Its a very hot, sticky day today and wet here in Wiltshire.      Daisy, my slighty dippy parsons jack russell, that simply means she has longer legs than a normal jack and is, therefore, not quite so low slung and close to the ground, set off on our usual walk.     

We walked out across the fields behind our cottage and found that the cattle were back in the bottom field.    They have five fields that they seem to drift between, following the very best grass I suppose.    They are a very chilled herd and at the head of it all is Pavarotti the bull, who I have heard described as ‘very mellow’!     Pavarotti is my nickname for him anyway.   No disrespect intended to that late lamented and fine Italian Tenor.    The bull is in fact extremely handsome as bulls go.    He is also large and given to bursts of melodious bellowing.  Hence the name.     He also seems intent on pleasuring the ladies of his harem as often as possible and his numerous progeny are available for all to see and admire.   They range from the small and very new to the almost as big as mum in size.   

Their presence in the field, although not in anyway threatening, meant that Daisy and I skirted round the family herd and hugged the bushes along the bottom edge of the field.   This meant, for me at least, a little impromptu breakfast as the hedgerow is teeming with luscious blackberries at the moment.   As the fields are used for grazing and, to the best of my knowledge not sprayed at all, I have no qualms about eating them off the bush or picking them to put in a pie.      I helped myself to quite a few of them actually while Daisy made the best of the break and sniffed hitherto unexplored areas of hedgerow.    By the time I finished my fingers were red with juice.    

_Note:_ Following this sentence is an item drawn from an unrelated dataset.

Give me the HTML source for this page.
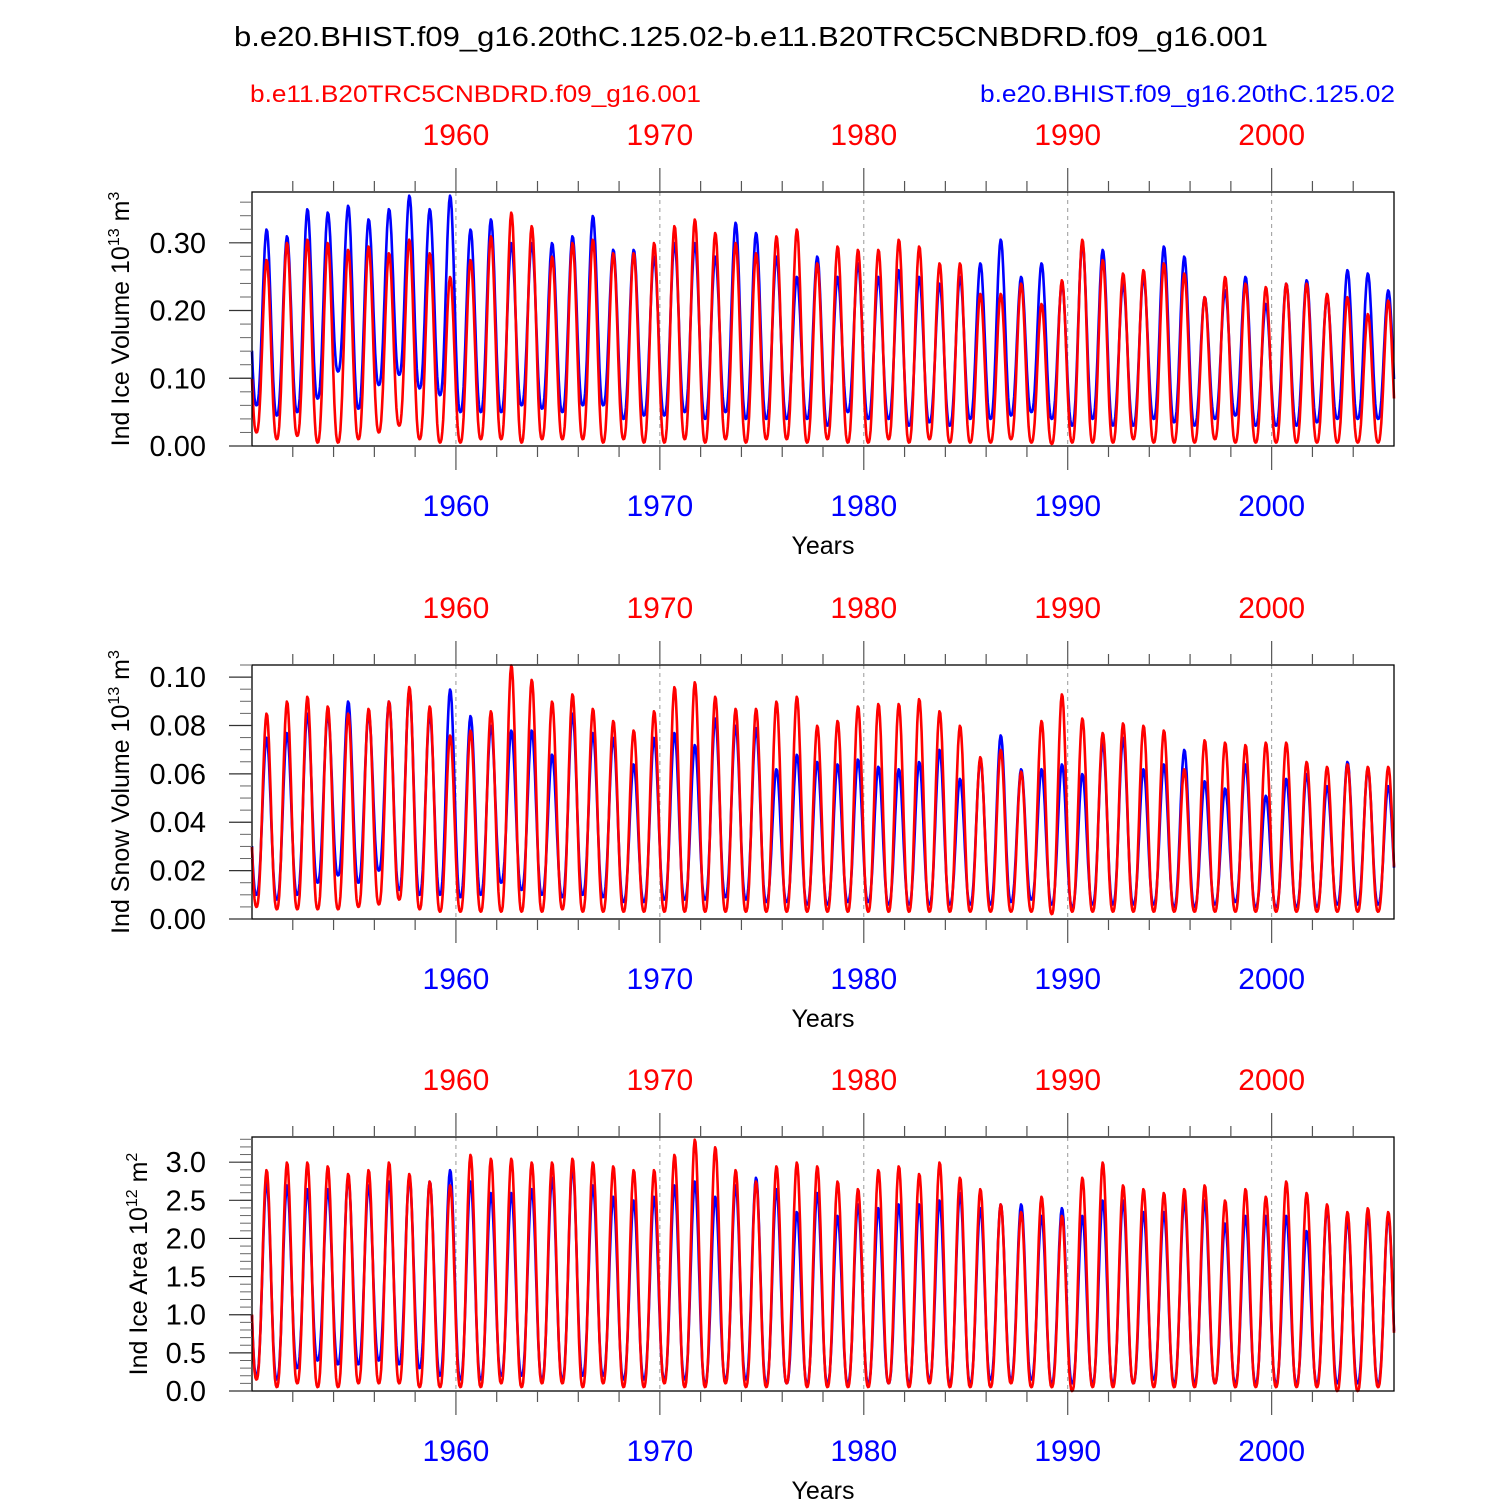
<!DOCTYPE html>
<html><head><meta charset="utf-8"><style>
body{margin:0;background:#fff}
svg{display:block;font-family:"Liberation Sans",sans-serif}
</style></head><body>
<svg id="chart" width="1500" height="1500" viewBox="0 0 1500 1500" xmlns="http://www.w3.org/2000/svg">
<text x="751" y="46" font-size="28" text-anchor="middle" textLength="1034" lengthAdjust="spacingAndGlyphs">b.e20.BHIST.f09_g16.20thC.125.02-b.e11.B20TRC5CNBDRD.f09_g16.001</text>
<text x="250" y="102" font-size="24" fill="#f00" textLength="451" lengthAdjust="spacingAndGlyphs">b.e11.B20TRC5CNBDRD.f09_g16.001</text>
<text x="980" y="102" font-size="24" fill="#00f" textLength="415" lengthAdjust="spacingAndGlyphs">b.e20.BHIST.f09_g16.20thC.125.02</text>
</svg>
<script>
const years=[];for(let y=1950;y<=2005;y++)years.push(y);
const decadeTicks=[1960,1970,1980,1990,2000];
// Panel 1: ice volume
const volBluePeak=[0.32,0.31,0.35,0.345,0.355,0.335,0.35,0.37,0.35,0.37,0.32,0.335,0.30,0.30,0.30,0.31,0.34,0.29,0.29,0.28,0.30,0.30,0.28,0.33,0.315,0.28,0.25,0.28,0.25,0.27,0.25,0.26,0.25,0.24,0.25,0.27,0.305,0.25,0.27,0.24,0.30,0.29,0.24,0.25,0.295,0.28,0.22,0.23,0.25,0.21,0.24,0.245,0.22,0.26,0.255,0.23];
const volBlueMin=[0.06,0.045,0.05,0.07,0.11,0.055,0.09,0.105,0.085,0.075,0.05,0.05,0.05,0.06,0.055,0.05,0.06,0.06,0.04,0.045,0.045,0.05,0.04,0.05,0.04,0.04,0.04,0.04,0.03,0.05,0.04,0.04,0.03,0.035,0.03,0.04,0.04,0.045,0.05,0.04,0.03,0.04,0.03,0.03,0.04,0.035,0.03,0.04,0.045,0.03,0.03,0.03,0.035,0.04,0.04,0.04];
const volRedPeak=[0.275,0.30,0.305,0.30,0.29,0.295,0.285,0.305,0.285,0.25,0.275,0.31,0.345,0.325,0.28,0.30,0.305,0.285,0.285,0.30,0.325,0.335,0.315,0.30,0.285,0.31,0.32,0.27,0.295,0.29,0.29,0.305,0.295,0.27,0.27,0.225,0.225,0.24,0.21,0.245,0.305,0.275,0.255,0.26,0.27,0.255,0.22,0.25,0.24,0.235,0.24,0.24,0.225,0.22,0.195,0.215];
const volRedMin=[0.02,0.01,0.015,0.005,0.005,0.01,0.02,0.03,0.01,0.005,0.005,0.01,0.01,0.005,0.01,0.01,0.01,0.005,0.01,0.005,0.005,0.01,0.005,0.01,0.005,0.01,0.01,0.005,0.01,0.005,0.005,0.01,0.005,0.01,0.005,0.005,0.005,0.01,0.005,0.003,0.005,0.005,0.005,0.01,0.005,0.005,0.005,0.01,0.005,0.005,0.005,0.005,0.005,0.005,0.005,0.005];
// Panel 2: snow volume
const snowBluePeak=[0.075,0.077,0.085,0.085,0.09,0.085,0.09,0.095,0.085,0.095,0.084,0.08,0.078,0.078,0.068,0.085,0.077,0.075,0.064,0.075,0.077,0.072,0.083,0.08,0.079,0.062,0.068,0.065,0.064,0.066,0.063,0.062,0.065,0.07,0.058,0.066,0.076,0.062,0.062,0.064,0.06,0.073,0.075,0.062,0.064,0.07,0.057,0.054,0.064,0.051,0.058,0.06,0.055,0.065,0.062,0.055];
const snowBlueMin=[0.01,0.008,0.01,0.015,0.018,0.015,0.02,0.012,0.01,0.01,0.009,0.01,0.015,0.012,0.01,0.009,0.01,0.009,0.007,0.007,0.008,0.008,0.008,0.009,0.008,0.007,0.007,0.006,0.006,0.007,0.007,0.006,0.006,0.006,0.006,0.006,0.006,0.007,0.008,0.006,0.005,0.006,0.006,0.006,0.006,0.005,0.005,0.006,0.007,0.005,0.005,0.005,0.005,0.006,0.006,0.006];
const snowRedPeak=[0.085,0.09,0.092,0.088,0.085,0.087,0.09,0.096,0.088,0.076,0.078,0.086,0.105,0.099,0.09,0.093,0.087,0.082,0.078,0.086,0.096,0.098,0.092,0.087,0.087,0.09,0.092,0.08,0.082,0.088,0.089,0.089,0.091,0.086,0.08,0.067,0.07,0.061,0.082,0.093,0.083,0.077,0.081,0.08,0.078,0.062,0.074,0.073,0.072,0.073,0.073,0.065,0.063,0.064,0.063,0.063];
const snowRedMin=[0.005,0.004,0.004,0.004,0.004,0.005,0.006,0.008,0.004,0.003,0.003,0.003,0.003,0.003,0.003,0.004,0.003,0.003,0.003,0.003,0.003,0.003,0.003,0.003,0.003,0.003,0.003,0.003,0.003,0.003,0.003,0.003,0.003,0.003,0.003,0.003,0.003,0.003,0.003,0.002,0.003,0.003,0.003,0.003,0.003,0.003,0.003,0.003,0.003,0.003,0.003,0.003,0.003,0.003,0.003,0.003];
// Panel 3: ice area
const areaBluePeak=[2.75,2.7,2.65,2.65,2.8,2.7,2.75,2.8,2.75,2.9,2.75,2.6,2.6,2.65,2.8,2.95,2.7,2.55,2.5,2.55,2.7,2.75,2.55,2.7,2.8,2.65,2.35,2.6,2.3,2.45,2.4,2.45,2.45,2.5,2.6,2.4,2.45,2.45,2.3,2.4,2.3,2.5,2.5,2.35,2.35,2.5,2.5,2.2,2.3,2.3,2.3,2.1,2.4,2.25,2.3,2.3];
const areaBlueMin=[0.2,0.15,0.3,0.4,0.35,0.35,0.4,0.35,0.3,0.2,0.15,0.15,0.2,0.2,0.15,0.15,0.2,0.2,0.15,0.15,0.15,0.15,0.1,0.15,0.15,0.1,0.1,0.1,0.1,0.1,0.1,0.1,0.1,0.15,0.1,0.1,0.15,0.15,0.15,0.1,0.1,0.1,0.1,0.1,0.15,0.1,0.1,0.1,0.1,0.1,0.1,0.1,0.1,0.1,0.1,0.1];
const areaRedPeak=[2.9,3.0,3.0,2.95,2.85,2.9,3.0,2.85,2.75,2.7,3.1,3.05,3.05,3.0,3.0,3.05,3.0,2.95,2.9,2.9,3.1,3.3,3.2,2.9,2.75,2.95,3.0,2.95,2.75,2.65,2.9,2.95,2.85,3.0,2.8,2.65,2.45,2.35,2.55,2.3,2.8,3.0,2.7,2.65,2.6,2.65,2.7,2.5,2.65,2.55,2.75,2.6,2.45,2.35,2.4,2.35];
const areaRedMin=[0.15,0.05,0.1,0.05,0.05,0.1,0.1,0.1,0.05,0.05,0.05,0.05,0.1,0.05,0.1,0.1,0.05,0.1,0.05,0.05,0.1,0.05,0.05,0.1,0.05,0.05,0.1,0.05,0.05,0.05,0.05,0.1,0.05,0.1,0.05,0.05,0.05,0.1,0.05,0.05,0.0,0.05,0.05,0.1,0.05,0.05,0.05,0.1,0.05,0.05,0.05,0.05,0.05,0.0,0.0,0.05];

const NS="http://www.w3.org/2000/svg";
const svg=document.getElementById('chart');
function mk(tag,attrs,parent){const e=document.createElementNS(NS,tag);for(const k in attrs)e.setAttribute(k,attrs[k]);(parent||svg).appendChild(e);return e;}
const X0=252,X1=1394,T0=1950,T1=2006;
const xs=t=>X0+(t-T0)/(T1-T0)*(X1-X0);

function series(peaks,mins){
  const n=years.length;
  const knots=[[years[0]-0.28,peaks[0]]];
  for(let i=0;i<n;i++){
    knots.push([years[i]+0.22,mins[i]]);
    knots.push([years[i]+0.72,peaks[i]]);
  }
  knots.push([years[n-1]+1.22,mins[n-1]]);
  const pts=[];
  for(let m=0;m<=(T1-T0)*24;m++){
    const t=T0+m/24;
    let a=knots[0],b=knots[1];
    for(let k=0;k<knots.length-1;k++){if(t>=knots[k][0]&&t<=knots[k+1][0]){a=knots[k];b=knots[k+1];break;}}
    let f=(t-a[0])/(b[0]-a[0]);f=Math.max(0,Math.min(1,f));
    let s=(1-Math.cos(Math.PI*f))/2;
    if(a[1]<b[1])s=Math.pow(s,1.3);else s=1-Math.pow(1-s,1.3);
    pts.push([t,a[1]+(b[1]-a[1])*s]);
  }
  return pts;
}

function panel(o){
  const {top,bot,ymax,majors,minor,fmt,title,sup,unit,tx,id}=o;
  const ys=v=>bot-(v/ymax)*(bot-top);
  const g=mk('g',{});
  
  
  decadeTicks.forEach(d=>{const l=mk('line',{x1:xs(d),x2:xs(d),y1:top,y2:bot,stroke:'#999','stroke-dasharray':'4,4','stroke-width':1},g);
    });
  [[o.bp,o.bm,'#00f','blue'],[o.rp,o.rm,'#f00','red']].forEach(([p,m,c,n])=>{
    const pts=series(p,m).map(q=>[xs(q[0]),ys(q[1])]);
    const path=mk('path',{d:'M'+pts.map(q=>q[0].toFixed(1)+','+q[1].toFixed(1)).join('L'),fill:'none',stroke:c,'stroke-width':2.6,'stroke-linejoin':'round'},g);
    
  });
  const f=mk('rect',{x:X0,y:top,width:X1-X0,height:bot-top,fill:'none',stroke:'#000','stroke-width':1.3},g);
  
  for(let y=1952;y<=2004;y+=2){const big=y%10==0;const L=big?24:11;
    mk('line',{x1:xs(y),x2:xs(y),y1:top,y2:top-L,stroke:'#555','stroke-width':1.2},g);
    mk('line',{x1:xs(y),x2:xs(y),y1:bot,y2:bot+L,stroke:'#555','stroke-width':1.2},g);}
  for(let v=minor;v<=ymax+1e-9;v+=minor){mk('line',{x1:X0,x2:X0-12,y1:ys(v),y2:ys(v),stroke:'#666','stroke-width':1},g);}
  majors.forEach(v=>{mk('line',{x1:X0,x2:X0-23,y1:ys(v),y2:ys(v),stroke:'#333','stroke-width':1.2},g);
    const t=mk('text',{x:X0-46,y:ys(v)+10,'font-size':29,'text-anchor':'end'},g);t.textContent=fmt(v);
    });
  decadeTicks.forEach(d=>{
    const a=mk('text',{x:xs(d),y:top-47,'font-size':30,fill:'#f00','text-anchor':'middle'},g);a.textContent=d;
    
    const b=mk('text',{x:xs(d),y:bot+70,'font-size':30,fill:'#00f','text-anchor':'middle'},g);b.textContent=d;
    
  });
  const xt=mk('text',{x:823,y:bot+108,'font-size':25,'text-anchor':'middle'},g);xt.textContent='Years';
  
  const yt=mk('text',{transform:`translate(${tx},${(top+bot)/2}) rotate(-90)`,'font-size':25,'text-anchor':'middle'},g);
  
  yt.innerHTML=`${title} 10<tspan dy="-10" font-size="16">${sup}</tspan><tspan dy="10"> m</tspan><tspan dy="-10" font-size="16">${unit}</tspan>`;
}
panel({id:'ice-volume',top:192,bot:446,ymax:0.375,majors:[0,0.1,0.2,0.3],minor:0.02,fmt:v=>v.toFixed(2),title:'Ind Ice Volume',sup:'13',unit:'3',tx:129,bp:volBluePeak,bm:volBlueMin,rp:volRedPeak,rm:volRedMin});
panel({id:'snow-volume',top:665,bot:919,ymax:0.105,majors:[0,0.02,0.04,0.06,0.08,0.1],minor:0.005,fmt:v=>v.toFixed(2),title:'Ind Snow Volume',sup:'13',unit:'3',tx:129,bp:snowBluePeak,bm:snowBlueMin,rp:snowRedPeak,rm:snowRedMin});
panel({id:'ice-area',top:1137,bot:1391,ymax:3.33,majors:[0,0.5,1,1.5,2,2.5,3],minor:0.1,fmt:v=>v.toFixed(1),title:'Ind Ice Area',sup:'12',unit:'2',tx:147,bp:areaBluePeak,bm:areaBlueMin,rp:areaRedPeak,rm:areaRedMin});
</script>
</body></html>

The taste of fresh blackberries picked in this way always takes me straight back to my childhood.    In those days of wandering free in my local woodland my friends and I could strip a blackberry bush with the same swift ease that locusts employ when descending on a field.     We would arrive home with our clothes and faces stained with juice.  Who knows what poor creatures were living on or in the berries we consumed.    We didnt care we simply pulled them off the bush and popped them into our mouths.    At least with my more advanced years I have employed the tactic of looking at them to check for spiders, I found one this morning, frozen in terror as it made its way towards my mouth, and other creepy crawlies that might call a blackberry bush home.    

Having had breakfast on the hoof we carried on with our walk.     I stopped for a brief sit down on the large surface root of my favourite beech tree which is always a wonderfully calming experience and then spent some time gathering new fallen leaves for the altars around my house.   I have one in my office, which I use every morning, and one in the kitchen.      The leaves are such beautiful colours at the moment, russet red and green and amber.   They are so lovely it seems a shame just to leave them to decompose.      So, I bring a few of them home and use them to decorate my house.     It brings a little inexpensive colour to the place.      

Daisy may not be so low slung as a regular jack russell which is a blessing in a field full of cows, but she still managed to stand in a cow pat, how does she manage to find the juciest ones(!) and by the time I got her home she had two green feet so it was straight in the bath for her.     She isnt a hound for getting wet so I had my work cut out.      So far, she hasnt rolled in any of the cow pats.  I like to think that she is far too girly for this activity but, in truth, I think she probably hasnt worked out that it might actually be fun yet!